◆ Work to do: Exactly reproduce the lines of the listing below from the one containing "Give me the" through the one containing "const RATIO_03 = [100, 70.5, 60]". Skip the images.

◆ Supplied entries:
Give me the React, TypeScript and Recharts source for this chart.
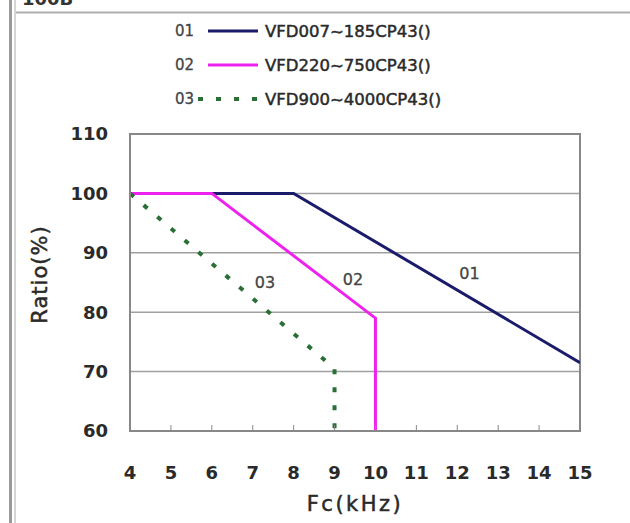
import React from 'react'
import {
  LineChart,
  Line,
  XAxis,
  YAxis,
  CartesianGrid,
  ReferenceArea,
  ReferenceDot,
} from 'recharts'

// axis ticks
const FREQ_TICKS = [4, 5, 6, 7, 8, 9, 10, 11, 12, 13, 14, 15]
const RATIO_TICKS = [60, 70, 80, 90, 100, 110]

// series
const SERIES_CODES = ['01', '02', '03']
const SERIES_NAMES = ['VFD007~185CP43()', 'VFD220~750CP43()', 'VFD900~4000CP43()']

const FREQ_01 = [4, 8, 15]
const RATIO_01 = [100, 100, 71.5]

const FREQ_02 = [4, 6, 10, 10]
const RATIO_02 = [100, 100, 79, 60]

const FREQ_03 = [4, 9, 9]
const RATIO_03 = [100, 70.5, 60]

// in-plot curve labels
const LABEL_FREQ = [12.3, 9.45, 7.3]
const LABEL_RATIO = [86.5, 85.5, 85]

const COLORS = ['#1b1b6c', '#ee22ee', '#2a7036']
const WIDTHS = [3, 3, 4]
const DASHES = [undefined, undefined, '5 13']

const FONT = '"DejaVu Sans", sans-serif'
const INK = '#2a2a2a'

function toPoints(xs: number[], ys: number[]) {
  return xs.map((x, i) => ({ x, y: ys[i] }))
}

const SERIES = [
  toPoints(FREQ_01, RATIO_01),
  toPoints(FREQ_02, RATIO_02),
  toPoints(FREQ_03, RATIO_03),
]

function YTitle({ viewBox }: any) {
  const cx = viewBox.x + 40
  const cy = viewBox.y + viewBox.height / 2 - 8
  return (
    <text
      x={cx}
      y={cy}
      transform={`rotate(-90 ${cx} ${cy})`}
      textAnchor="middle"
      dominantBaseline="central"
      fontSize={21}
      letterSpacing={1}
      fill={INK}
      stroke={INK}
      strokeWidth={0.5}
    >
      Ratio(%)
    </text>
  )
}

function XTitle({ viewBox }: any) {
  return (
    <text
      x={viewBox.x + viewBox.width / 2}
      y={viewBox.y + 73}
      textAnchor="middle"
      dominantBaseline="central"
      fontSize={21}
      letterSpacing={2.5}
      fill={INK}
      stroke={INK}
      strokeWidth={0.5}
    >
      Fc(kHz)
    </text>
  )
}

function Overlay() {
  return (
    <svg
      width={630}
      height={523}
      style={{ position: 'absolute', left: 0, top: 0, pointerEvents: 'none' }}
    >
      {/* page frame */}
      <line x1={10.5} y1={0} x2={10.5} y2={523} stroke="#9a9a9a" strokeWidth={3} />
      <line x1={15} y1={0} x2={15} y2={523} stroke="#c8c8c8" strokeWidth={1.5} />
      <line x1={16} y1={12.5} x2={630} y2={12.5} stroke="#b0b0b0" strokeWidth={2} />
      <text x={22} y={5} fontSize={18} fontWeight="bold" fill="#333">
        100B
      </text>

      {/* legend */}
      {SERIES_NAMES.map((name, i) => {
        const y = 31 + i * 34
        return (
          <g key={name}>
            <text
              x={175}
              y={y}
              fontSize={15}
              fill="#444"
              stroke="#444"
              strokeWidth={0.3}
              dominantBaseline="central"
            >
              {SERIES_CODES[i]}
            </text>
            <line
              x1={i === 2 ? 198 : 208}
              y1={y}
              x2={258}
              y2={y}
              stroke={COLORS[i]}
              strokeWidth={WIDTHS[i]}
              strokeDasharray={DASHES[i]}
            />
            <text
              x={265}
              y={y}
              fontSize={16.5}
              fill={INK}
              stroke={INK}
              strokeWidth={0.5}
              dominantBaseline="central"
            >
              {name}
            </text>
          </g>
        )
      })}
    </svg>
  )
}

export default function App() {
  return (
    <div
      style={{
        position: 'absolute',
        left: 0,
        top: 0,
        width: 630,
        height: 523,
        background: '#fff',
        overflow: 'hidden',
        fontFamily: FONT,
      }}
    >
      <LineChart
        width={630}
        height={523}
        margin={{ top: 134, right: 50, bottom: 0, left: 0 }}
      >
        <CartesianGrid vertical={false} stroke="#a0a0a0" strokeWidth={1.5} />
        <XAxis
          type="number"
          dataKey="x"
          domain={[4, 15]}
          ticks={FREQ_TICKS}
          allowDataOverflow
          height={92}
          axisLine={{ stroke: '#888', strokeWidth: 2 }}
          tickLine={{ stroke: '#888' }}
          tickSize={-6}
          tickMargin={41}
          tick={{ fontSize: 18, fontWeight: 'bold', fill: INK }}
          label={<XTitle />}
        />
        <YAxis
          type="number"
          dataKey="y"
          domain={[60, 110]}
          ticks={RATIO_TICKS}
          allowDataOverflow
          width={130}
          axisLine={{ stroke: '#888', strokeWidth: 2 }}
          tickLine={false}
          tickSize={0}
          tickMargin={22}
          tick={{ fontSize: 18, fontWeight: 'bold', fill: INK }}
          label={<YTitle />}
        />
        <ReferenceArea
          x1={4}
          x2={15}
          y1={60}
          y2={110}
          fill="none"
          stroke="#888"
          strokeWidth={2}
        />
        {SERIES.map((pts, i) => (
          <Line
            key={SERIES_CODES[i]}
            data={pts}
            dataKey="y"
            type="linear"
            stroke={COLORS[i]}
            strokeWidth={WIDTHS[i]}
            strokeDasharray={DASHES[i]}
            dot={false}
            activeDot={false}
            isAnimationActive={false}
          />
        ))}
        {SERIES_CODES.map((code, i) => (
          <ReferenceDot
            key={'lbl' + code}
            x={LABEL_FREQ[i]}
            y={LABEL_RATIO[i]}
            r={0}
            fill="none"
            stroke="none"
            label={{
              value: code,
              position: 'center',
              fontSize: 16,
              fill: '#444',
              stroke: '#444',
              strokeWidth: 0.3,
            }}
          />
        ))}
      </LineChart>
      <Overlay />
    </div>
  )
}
* * *
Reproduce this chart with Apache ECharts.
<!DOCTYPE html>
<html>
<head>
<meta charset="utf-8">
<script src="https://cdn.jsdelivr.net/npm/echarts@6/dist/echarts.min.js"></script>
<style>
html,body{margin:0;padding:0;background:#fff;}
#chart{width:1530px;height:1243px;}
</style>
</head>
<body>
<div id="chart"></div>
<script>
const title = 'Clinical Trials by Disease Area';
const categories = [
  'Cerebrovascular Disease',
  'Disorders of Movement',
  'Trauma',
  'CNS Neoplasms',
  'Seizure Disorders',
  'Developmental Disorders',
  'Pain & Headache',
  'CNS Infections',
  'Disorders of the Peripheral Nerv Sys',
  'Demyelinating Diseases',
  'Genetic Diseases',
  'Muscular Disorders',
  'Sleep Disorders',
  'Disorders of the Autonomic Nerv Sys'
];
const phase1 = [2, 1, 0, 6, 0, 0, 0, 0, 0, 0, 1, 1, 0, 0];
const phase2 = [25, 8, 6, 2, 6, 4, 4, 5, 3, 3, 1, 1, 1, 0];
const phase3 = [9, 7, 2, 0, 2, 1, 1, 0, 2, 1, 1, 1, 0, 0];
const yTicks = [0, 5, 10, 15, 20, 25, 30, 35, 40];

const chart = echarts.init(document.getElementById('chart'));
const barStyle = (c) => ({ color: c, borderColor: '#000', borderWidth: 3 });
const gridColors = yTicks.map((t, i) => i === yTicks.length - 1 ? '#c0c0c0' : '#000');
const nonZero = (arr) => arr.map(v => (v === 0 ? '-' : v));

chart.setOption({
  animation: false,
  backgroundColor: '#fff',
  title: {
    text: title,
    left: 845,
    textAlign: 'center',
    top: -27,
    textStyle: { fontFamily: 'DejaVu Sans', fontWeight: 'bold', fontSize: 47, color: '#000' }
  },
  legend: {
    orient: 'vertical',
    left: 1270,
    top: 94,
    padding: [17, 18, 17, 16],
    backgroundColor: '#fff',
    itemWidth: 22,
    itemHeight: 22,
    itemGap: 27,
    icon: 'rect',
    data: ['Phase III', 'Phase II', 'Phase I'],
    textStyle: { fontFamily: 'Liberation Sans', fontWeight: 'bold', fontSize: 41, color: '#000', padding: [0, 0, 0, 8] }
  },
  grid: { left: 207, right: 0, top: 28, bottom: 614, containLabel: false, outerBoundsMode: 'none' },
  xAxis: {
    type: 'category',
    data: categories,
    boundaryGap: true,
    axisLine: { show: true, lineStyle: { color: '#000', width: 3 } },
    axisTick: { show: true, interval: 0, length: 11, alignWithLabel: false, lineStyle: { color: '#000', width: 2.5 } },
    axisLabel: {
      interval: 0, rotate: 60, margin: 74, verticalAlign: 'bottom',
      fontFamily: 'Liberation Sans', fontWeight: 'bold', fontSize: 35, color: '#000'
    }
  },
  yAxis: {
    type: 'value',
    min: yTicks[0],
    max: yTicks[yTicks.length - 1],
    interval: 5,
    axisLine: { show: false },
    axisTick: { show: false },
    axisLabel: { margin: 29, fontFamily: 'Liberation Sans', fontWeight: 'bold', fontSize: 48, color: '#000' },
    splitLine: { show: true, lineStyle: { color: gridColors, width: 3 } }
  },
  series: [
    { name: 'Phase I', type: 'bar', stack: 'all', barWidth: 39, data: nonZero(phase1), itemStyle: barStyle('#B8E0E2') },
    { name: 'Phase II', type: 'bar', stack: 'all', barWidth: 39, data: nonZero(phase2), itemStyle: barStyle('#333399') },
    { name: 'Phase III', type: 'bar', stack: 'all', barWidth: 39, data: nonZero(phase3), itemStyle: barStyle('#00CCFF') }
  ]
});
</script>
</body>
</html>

◆ Reply:
Give me the React, TypeScript and Recharts source for this chart.
import React from 'react'
import {
  LineChart,
  Line,
  XAxis,
  YAxis,
  CartesianGrid,
  ReferenceArea,
  ReferenceDot,
} from 'recharts'

// axis ticks
const FREQ_TICKS = [4, 5, 6, 7, 8, 9, 10, 11, 12, 13, 14, 15]
const RATIO_TICKS = [60, 70, 80, 90, 100, 110]

// series
const SERIES_CODES = ['01', '02', '03']
const SERIES_NAMES = ['VFD007~185CP43()', 'VFD220~750CP43()', 'VFD900~4000CP43()']

const FREQ_01 = [4, 8, 15]
const RATIO_01 = [100, 100, 71.5]

const FREQ_02 = [4, 6, 10, 10]
const RATIO_02 = [100, 100, 79, 60]

const FREQ_03 = [4, 9, 9]
const RATIO_03 = [100, 70.5, 60]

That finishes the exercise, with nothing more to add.